GIVEN MATERIAL ▸
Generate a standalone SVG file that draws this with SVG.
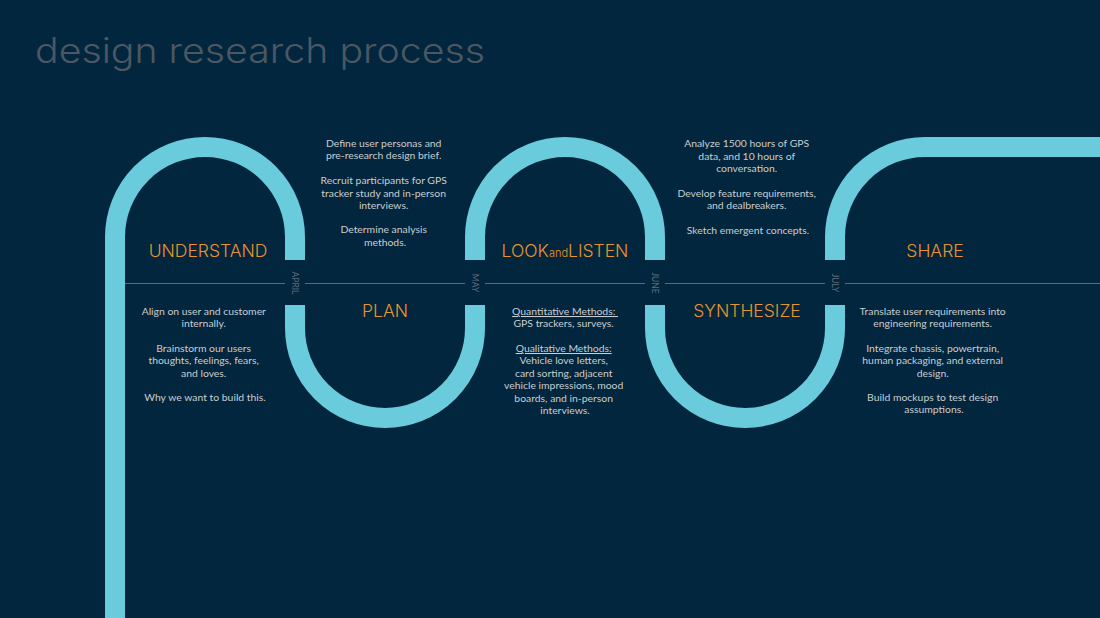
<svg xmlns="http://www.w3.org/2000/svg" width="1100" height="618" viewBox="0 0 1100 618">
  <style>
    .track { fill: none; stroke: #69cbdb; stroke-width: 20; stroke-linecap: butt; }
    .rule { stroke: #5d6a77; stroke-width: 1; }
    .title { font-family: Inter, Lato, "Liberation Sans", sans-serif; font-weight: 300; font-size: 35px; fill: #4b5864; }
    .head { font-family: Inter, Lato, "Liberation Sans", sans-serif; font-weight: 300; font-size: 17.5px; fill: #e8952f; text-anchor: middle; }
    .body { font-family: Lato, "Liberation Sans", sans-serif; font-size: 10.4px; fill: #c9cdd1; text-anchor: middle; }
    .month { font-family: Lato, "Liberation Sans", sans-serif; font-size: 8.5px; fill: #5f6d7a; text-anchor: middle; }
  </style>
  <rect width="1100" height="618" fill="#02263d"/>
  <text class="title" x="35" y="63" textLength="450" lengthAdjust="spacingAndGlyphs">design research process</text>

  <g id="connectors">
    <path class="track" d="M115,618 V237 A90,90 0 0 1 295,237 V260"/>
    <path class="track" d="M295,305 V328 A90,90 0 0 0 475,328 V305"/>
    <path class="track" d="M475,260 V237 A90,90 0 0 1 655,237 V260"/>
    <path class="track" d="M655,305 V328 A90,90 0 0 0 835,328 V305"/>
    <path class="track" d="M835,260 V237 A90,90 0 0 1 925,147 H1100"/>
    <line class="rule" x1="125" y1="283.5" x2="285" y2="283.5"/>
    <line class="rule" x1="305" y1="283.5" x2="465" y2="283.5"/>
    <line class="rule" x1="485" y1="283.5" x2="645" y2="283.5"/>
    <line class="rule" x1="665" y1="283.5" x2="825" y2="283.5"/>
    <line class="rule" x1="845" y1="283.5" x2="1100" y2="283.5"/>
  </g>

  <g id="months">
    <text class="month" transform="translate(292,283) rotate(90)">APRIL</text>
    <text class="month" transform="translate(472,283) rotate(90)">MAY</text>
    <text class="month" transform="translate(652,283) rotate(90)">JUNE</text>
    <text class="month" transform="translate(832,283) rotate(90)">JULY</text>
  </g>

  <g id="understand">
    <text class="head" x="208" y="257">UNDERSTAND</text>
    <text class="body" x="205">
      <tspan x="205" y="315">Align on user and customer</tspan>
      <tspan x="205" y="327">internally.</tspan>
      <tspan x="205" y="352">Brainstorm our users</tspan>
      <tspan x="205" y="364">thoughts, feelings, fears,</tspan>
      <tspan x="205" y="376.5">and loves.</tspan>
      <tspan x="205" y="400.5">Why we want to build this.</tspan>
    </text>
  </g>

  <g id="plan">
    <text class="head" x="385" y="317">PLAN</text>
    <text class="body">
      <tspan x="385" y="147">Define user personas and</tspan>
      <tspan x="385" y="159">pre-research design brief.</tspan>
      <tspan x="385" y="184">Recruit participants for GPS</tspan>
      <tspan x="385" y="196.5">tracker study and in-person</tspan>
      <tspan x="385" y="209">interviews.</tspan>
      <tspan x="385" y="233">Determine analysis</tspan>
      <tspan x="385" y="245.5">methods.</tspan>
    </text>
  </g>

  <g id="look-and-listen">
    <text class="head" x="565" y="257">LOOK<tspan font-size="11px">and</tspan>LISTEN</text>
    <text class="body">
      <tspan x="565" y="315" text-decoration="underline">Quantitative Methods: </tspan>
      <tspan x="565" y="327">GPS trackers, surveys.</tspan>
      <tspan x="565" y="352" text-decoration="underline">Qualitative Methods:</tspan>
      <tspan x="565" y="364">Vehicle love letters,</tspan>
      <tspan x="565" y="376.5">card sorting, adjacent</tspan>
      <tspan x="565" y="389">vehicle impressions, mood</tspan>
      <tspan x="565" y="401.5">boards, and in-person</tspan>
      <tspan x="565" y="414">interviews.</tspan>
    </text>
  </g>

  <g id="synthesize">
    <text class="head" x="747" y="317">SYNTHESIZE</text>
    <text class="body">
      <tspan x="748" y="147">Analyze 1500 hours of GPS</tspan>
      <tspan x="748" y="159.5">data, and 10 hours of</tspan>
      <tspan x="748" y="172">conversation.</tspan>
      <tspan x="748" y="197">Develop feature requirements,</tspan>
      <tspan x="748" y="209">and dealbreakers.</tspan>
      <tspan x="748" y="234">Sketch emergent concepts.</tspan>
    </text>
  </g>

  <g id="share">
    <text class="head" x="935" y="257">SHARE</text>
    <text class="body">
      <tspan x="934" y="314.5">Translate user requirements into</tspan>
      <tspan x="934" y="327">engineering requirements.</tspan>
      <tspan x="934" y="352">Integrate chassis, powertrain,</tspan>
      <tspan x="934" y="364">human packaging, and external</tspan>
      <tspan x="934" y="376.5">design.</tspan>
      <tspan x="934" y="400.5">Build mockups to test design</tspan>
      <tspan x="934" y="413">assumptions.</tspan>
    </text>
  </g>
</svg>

GIVEN TASK ▸
Using the listing above, state the number of lines that hold "this", with no other text.

FINISHED TASK ▸
2